# Information supplied start
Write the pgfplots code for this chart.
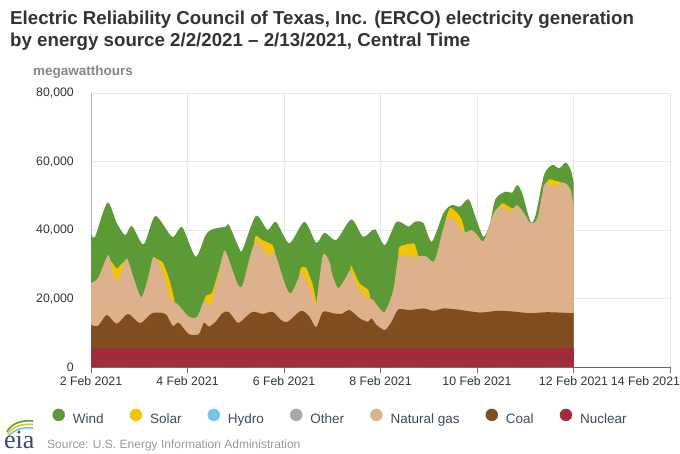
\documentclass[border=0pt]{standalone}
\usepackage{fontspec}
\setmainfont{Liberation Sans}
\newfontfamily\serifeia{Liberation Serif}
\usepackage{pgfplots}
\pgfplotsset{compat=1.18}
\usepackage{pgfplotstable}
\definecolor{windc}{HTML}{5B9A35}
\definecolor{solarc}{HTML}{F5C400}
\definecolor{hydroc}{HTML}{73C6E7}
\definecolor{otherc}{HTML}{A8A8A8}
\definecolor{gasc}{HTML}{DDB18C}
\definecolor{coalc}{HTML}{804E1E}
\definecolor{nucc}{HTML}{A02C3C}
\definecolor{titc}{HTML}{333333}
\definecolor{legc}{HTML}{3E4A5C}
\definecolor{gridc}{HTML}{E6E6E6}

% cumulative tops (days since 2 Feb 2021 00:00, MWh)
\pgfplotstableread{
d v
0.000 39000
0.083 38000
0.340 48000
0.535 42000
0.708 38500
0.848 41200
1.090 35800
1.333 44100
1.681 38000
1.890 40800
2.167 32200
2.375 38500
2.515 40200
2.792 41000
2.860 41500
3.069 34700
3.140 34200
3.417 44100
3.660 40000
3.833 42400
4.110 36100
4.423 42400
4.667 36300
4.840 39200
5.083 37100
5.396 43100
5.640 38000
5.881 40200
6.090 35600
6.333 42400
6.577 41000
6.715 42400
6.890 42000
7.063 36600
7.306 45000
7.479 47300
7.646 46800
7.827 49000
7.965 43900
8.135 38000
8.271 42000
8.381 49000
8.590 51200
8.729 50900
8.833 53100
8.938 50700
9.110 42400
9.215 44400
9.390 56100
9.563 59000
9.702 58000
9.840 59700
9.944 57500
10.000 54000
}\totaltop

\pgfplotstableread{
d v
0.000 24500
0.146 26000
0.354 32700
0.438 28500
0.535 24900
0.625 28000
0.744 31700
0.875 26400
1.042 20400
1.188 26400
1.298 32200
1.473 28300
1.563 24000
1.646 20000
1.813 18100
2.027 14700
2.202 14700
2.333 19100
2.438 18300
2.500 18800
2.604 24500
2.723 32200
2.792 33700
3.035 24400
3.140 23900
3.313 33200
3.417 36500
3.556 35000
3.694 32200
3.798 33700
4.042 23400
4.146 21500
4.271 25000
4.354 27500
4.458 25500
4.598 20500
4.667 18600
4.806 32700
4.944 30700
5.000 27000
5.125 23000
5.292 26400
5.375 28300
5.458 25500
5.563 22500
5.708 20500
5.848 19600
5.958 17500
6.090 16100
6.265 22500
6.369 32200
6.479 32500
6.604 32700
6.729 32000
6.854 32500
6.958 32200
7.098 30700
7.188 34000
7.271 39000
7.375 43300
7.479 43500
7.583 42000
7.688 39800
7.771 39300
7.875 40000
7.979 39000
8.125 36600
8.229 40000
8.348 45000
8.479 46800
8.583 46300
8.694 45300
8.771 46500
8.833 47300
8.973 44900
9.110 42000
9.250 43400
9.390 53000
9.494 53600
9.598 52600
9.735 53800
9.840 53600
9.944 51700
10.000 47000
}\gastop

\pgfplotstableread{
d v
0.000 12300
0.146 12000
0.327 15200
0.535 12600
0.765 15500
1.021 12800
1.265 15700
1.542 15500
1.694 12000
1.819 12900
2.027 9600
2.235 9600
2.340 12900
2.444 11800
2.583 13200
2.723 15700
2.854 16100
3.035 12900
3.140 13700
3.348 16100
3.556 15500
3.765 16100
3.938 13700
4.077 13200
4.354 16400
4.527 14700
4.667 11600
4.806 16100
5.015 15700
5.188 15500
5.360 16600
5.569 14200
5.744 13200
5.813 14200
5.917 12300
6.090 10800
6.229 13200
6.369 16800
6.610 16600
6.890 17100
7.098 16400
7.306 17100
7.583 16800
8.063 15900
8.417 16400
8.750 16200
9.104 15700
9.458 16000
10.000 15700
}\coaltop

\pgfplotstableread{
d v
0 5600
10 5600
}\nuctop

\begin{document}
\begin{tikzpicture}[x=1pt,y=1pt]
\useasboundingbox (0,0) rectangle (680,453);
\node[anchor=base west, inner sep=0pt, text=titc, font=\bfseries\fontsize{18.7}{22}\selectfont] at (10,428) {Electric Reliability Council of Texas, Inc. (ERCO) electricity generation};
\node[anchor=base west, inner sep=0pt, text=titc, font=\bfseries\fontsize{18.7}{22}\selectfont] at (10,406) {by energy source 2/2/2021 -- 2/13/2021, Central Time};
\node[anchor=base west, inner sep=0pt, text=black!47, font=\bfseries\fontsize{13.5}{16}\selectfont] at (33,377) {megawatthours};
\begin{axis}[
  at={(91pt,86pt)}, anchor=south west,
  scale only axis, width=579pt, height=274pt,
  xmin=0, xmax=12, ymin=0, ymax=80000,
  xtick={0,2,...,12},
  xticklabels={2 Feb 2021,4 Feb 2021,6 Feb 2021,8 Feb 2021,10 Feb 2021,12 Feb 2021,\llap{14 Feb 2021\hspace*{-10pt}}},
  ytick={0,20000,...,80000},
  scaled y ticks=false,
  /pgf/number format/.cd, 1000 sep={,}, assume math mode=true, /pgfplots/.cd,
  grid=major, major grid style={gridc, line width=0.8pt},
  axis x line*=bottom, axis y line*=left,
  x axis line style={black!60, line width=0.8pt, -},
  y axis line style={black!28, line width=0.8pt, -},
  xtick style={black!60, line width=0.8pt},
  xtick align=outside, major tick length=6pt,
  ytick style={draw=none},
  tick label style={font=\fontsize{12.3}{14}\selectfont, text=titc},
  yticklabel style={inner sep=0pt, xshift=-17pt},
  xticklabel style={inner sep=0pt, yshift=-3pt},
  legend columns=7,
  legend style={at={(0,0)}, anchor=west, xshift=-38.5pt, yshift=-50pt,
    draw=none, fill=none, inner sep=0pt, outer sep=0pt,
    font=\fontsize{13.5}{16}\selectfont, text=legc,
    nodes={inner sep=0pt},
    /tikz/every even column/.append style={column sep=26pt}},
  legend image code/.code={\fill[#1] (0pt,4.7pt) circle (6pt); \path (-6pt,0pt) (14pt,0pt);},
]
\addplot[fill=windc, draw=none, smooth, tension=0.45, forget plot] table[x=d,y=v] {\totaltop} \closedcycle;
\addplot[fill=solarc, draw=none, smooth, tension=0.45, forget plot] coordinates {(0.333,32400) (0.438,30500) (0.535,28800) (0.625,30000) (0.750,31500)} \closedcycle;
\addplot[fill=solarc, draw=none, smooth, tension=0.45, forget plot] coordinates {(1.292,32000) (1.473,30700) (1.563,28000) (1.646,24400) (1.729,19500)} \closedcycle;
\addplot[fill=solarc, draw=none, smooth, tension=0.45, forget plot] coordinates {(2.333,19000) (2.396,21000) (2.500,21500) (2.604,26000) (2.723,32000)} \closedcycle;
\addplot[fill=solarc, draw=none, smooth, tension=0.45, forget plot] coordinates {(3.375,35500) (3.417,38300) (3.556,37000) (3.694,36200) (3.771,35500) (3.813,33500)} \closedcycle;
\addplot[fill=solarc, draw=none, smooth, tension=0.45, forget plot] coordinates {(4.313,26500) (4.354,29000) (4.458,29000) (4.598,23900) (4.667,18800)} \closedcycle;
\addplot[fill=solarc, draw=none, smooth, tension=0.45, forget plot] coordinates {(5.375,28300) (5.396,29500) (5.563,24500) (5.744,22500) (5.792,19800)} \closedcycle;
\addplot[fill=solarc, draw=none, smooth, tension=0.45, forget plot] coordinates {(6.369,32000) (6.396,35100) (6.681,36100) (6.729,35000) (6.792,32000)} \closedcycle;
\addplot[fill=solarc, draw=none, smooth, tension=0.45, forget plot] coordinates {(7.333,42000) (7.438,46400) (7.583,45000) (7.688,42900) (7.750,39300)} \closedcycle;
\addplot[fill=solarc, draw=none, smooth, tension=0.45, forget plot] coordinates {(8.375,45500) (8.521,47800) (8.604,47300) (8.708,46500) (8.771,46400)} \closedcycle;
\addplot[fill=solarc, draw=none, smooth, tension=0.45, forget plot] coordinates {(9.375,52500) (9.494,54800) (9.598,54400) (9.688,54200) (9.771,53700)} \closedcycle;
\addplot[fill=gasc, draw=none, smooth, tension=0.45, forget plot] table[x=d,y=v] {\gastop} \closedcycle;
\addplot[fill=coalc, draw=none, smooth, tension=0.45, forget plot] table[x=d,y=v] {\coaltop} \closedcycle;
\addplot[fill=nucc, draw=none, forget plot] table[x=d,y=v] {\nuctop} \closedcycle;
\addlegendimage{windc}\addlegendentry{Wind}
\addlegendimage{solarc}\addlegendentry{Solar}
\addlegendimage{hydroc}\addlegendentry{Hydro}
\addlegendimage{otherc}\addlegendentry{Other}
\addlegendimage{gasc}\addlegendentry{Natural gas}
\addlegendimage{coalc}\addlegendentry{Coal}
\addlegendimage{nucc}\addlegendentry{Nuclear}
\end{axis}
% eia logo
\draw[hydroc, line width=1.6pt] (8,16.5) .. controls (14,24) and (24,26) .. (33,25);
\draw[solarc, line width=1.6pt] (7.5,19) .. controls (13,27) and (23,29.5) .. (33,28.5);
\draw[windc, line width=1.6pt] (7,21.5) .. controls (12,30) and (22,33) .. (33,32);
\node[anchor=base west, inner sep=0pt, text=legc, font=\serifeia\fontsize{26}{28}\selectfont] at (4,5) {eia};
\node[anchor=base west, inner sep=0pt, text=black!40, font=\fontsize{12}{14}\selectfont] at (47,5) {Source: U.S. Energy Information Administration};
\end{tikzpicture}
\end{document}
# Information supplied end
** Problem description **
Pick out and copy the lines of the material that include the word "code".

** Solution to this task **
Write the pgfplots code for this chart.
  legend image code/.code={\fill[#1] (0pt,4.7pt) circle (6pt); \path (-6pt,0pt) (14pt,0pt);},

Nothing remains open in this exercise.